Published online Jan 21, 2005. doi: 10.3748/wjg.v11.i3.323
Revised: April 7, 2004
Accepted: May 29, 2004
Published online: January 21, 2005
AIM: Laparoscopic surgery, especially laparoscopic rectal surgery, for colorectal cancer has been developed considerably. However, due to relatively complicated anatomy and high requirements for surgery techniques, laparoscopic right colectomy develops relatively slowly. This study was designed to compare the outcomes of laparoscopic right hemicolectomy (LRH) with open right hemicolectomy (ORH) in the treatment of colon carcinoma.
METHODS: Between September 2000 and February 2003, 30 patients with colon cancer who underwent LRH were compared with 34 controls treated by ORH in the same period. All patients were evaluated with respect to surgery-related complications, postoperative recovery, recurrence and metastasis rate, cost-effectiveness and survival.

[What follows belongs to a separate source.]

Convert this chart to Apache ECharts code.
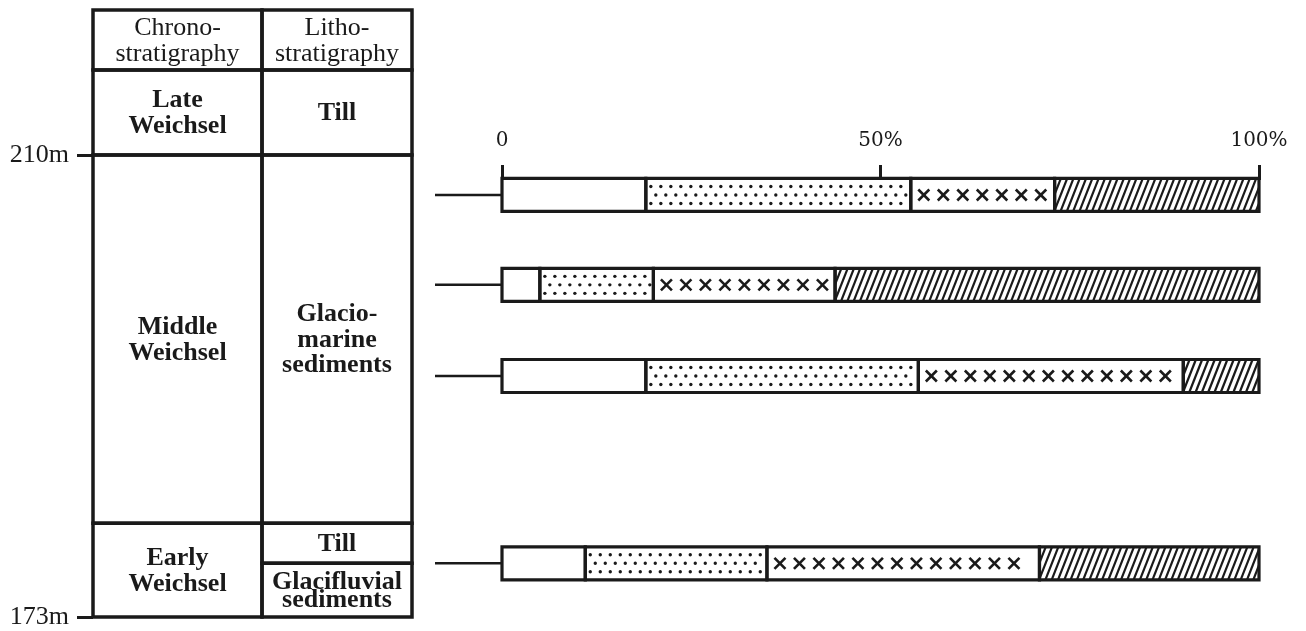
<!DOCTYPE html>
<html><head><meta charset="utf-8">
<script src="https://cdn.jsdelivr.net/npm/echarts@6/dist/echarts.min.js"></script>
<style>html,body{margin:0;padding:0;background:#fff}#c{width:1306px;height:631px}</style>
</head><body><div id="c"></div>
<script>
// ---------- data ----------
const headerLabels = ['Chrono-\nstratigraphy', 'Litho-\nstratigraphy'];
const chronoUnits = ['Late\nWeichsel', 'Middle\nWeichsel', 'Early\nWeichsel'];
const chronoBase = [210, 180.5, 173];
const lithoUnits = ['Till', 'Glacio-\nmarine\nsediments', 'Till', 'Glacifluvial\nsediments'];
const lithoBase = [210, 180.5, 177.3, 173];
const depthTicks = [210, 173];
const sampleDepths = [206.8, 199.6, 192.3, 177.3];
const percentTicks = [0, 50, 100];
const clearPct = [19, 5, 19, 11];
const dottedPct = [35, 15, 36, 24];
const crossPct = [19, 24, 35, 36];
const hatchPct = [27, 56, 10, 29];

// ---------- layout ----------
const PX_TOP = 10, PX_HEADER = 70, PX_210 = 155, PX_173 = 617, PX_BAR_TOP = 180;
const TABLE_LEFT = 93, TABLE_W = 319, COL_EDGES = [0, 169, 319];
const pxPerM = (PX_173 - PX_210) / (210 - 173);
const depthAt = px => 210 - (px - PX_210) / pxPerM;
const yMin = 173;
const yMaxTable = depthAt(PX_TOP), surface = depthAt(PX_HEADER), yMaxBars = depthAt(PX_BAR_TOP);
const INK = '#1a1a1a';

// ---------- table cells ----------
const cells = [];
headerLabels.forEach((t, c) => cells.push({c, top: yMaxTable, base: surface, text: t, bold: false}));
let cur = surface;
chronoUnits.forEach((t, i) => { cells.push({c: 0, top: cur, base: chronoBase[i], text: t, bold: true}); cur = chronoBase[i]; });
cur = surface;
lithoUnits.forEach((t, i) => { cells.push({c: 1, top: cur, base: lithoBase[i], text: t, bold: true}); cur = lithoBase[i]; });

function renderCell(params, api) {
  const cell = cells[api.value(3)];
  const a = api.coord([COL_EDGES[cell.c], cell.top]), b = api.coord([COL_EDGES[cell.c + 1], cell.base]);
  const x = a[0], y = a[1], w = b[0] - a[0], h = b[1] - a[1];
  const lh = h < 58 ? 18 : 25.5;
  return {type: 'group', children: [
    {type: 'rect', shape: {x, y, width: w, height: h}, style: {fill: 'none', stroke: INK, lineWidth: 3.5}},
    {type: 'text', style: {text: cell.text, x: x + w / 2, y: y + h / 2 + 1, align: 'center', verticalAlign: 'middle',
      fontFamily: 'Liberation Serif', fontSize: 26, fontWeight: cell.bold ? 'bold' : 'normal', lineHeight: lh, fill: INK}}
  ]};
}

// ---------- bars ----------
const comps = [clearPct, dottedPct, crossPct, hatchPct];
const barData = [];
sampleDepths.forEach((d, i) => {
  let s = 0;
  comps.forEach((arr, k) => { const e = s + arr[i]; barData.push([s, e, d, k]); s = e; });
});

function renderBar(params, api) {
  const s = api.value(0), e = api.value(1), d = api.value(2), k = api.value(3);
  const p0 = api.coord([s, d]), p1 = api.coord([e, d]);
  const H = 33, x = p0[0], w = p1[0] - p0[0], y = p0[1] - H / 2, cy = p0[1];
  const ch = [];
  if (k === 1) {
    for (let r = 0; r < 3; r++) {
      const yy = y + 8 + r * 8.5, off = (r % 2) ? 5 : 0;
      for (let xx = x + 5 + off; xx < x + w - 3; xx += 10)
        ch.push({type: 'circle', shape: {cx: xx, cy: yy, r: 1.7}, style: {fill: INK}});
    }
  } else if (k === 2) {
    const q = 5.5;
    for (let xx = x + 13; xx < x + w - 7; xx += 19.5) {
      ch.push({type: 'line', shape: {x1: xx - q, y1: cy - q, x2: xx + q, y2: cy + q}, style: {stroke: INK, lineWidth: 2.6}});
      ch.push({type: 'line', shape: {x1: xx - q, y1: cy + q, x2: xx + q, y2: cy - q}, style: {stroke: INK, lineWidth: 2.6}});
    }
  } else if (k === 3) {
    const kx = 13, step = 6.3;
    for (let b = x - kx; b < x + w; b += step) {
      let x1 = b, y1 = y + H, x2 = b + kx, y2 = y;
      if (x1 < x) { const t = (x - b) / kx; x1 = x; y1 = y + H - t * H; }
      if (x2 > x + w) { const t = (x + w - b) / kx; x2 = x + w; y2 = y + H - t * H; }
      if (x2 > x1) ch.push({type: 'line', shape: {x1, y1, x2, y2}, style: {stroke: INK, lineWidth: 2.2}});
    }
  }
  ch.push({type: 'rect', shape: {x, y, width: w, height: H}, style: {fill: 'none', stroke: INK, lineWidth: 3.2}});
  if (k === 0) ch.push({type: 'line', shape: {x1: x - 67, y1: cy, x2: x, y2: cy}, style: {stroke: INK, lineWidth: 2.5}});
  return {type: 'group', children: ch};
}

const chart = echarts.init(document.getElementById('c'), null, {renderer: 'canvas'});
chart.setOption({
  animation: false,
  backgroundColor: '#fff',
  grid: [
    {left: TABLE_LEFT, width: TABLE_W, top: PX_TOP, bottom: 631 - PX_173},
    {left: 502, width: 757, top: PX_BAR_TOP, bottom: 631 - PX_173}
  ],
  xAxis: [
    {gridIndex: 0, type: 'value', min: COL_EDGES[0], max: COL_EDGES[COL_EDGES.length - 1], show: false},
    {gridIndex: 1, type: 'value', min: 0, max: 100, interval: 50, position: 'top',
     axisLine: {show: false}, splitLine: {show: false},
     axisTick: {show: true, length: 15, lineStyle: {color: INK, width: 3}, customValues: percentTicks},
     axisLabel: {margin: 29, fontFamily: 'DejaVu Serif', fontSize: 20, color: INK, customValues: percentTicks,
       formatter: v => v === 0 ? '0' : v + '%'}}
  ],
  yAxis: [
    {gridIndex: 0, type: 'value', min: yMin, max: yMaxTable,
     axisLine: {show: false}, splitLine: {show: false},
     axisTick: {show: true, length: 16, lineStyle: {color: INK, width: 3}, customValues: depthTicks},
     axisLabel: {margin: 24, fontFamily: 'Liberation Serif', fontSize: 26, color: INK, customValues: depthTicks,
       formatter: v => v + 'm'}},
    {gridIndex: 1, type: 'value', min: yMin, max: yMaxBars, show: false}
  ],
  series: [
    {type: 'custom', xAxisIndex: 0, yAxisIndex: 0, clip: false, renderItem: renderCell,
     data: cells.map((c, i) => [c.c, c.top, c.base, i])},
    {type: 'custom', xAxisIndex: 1, yAxisIndex: 1, clip: false, renderItem: renderBar, data: barData}
  ]
});
</script></body></html>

RESULTS: Among 30 LRH, 2 (6.7%) were converted to open procedure. No significant differences were observed in terms of mean operation time, blood loss, post-operative complications, and hospital cost between LRH and ORH groups. Mean time for bowel movement, hospital stay, and time to resume early activity in the LRH group were significantly shorter than those in the ORH group (2.24±0.56 vs 3.25±1.29 d, 13.94±6.5 vs 18.25±5.96 d, 3.94±1.64 vs 5.45±1.82 d respectively, P<0.05). As to the lymph node yield, the specimen length and total cost for operation and drugs, there was no significant difference between the two groups. Local recurrence rate and metachronous metastasis rate had no marked difference between the two groups. Cumulative survival probability at 40 mo in LRH group (76.50%) was not obviously different compared to the ORH group (74.04%).
CONCLUSION: LRH in patients with colon cancer has statistically and clinically significant advantages over ORH. Thus, LRH can be regarded as a safe and effective procedure.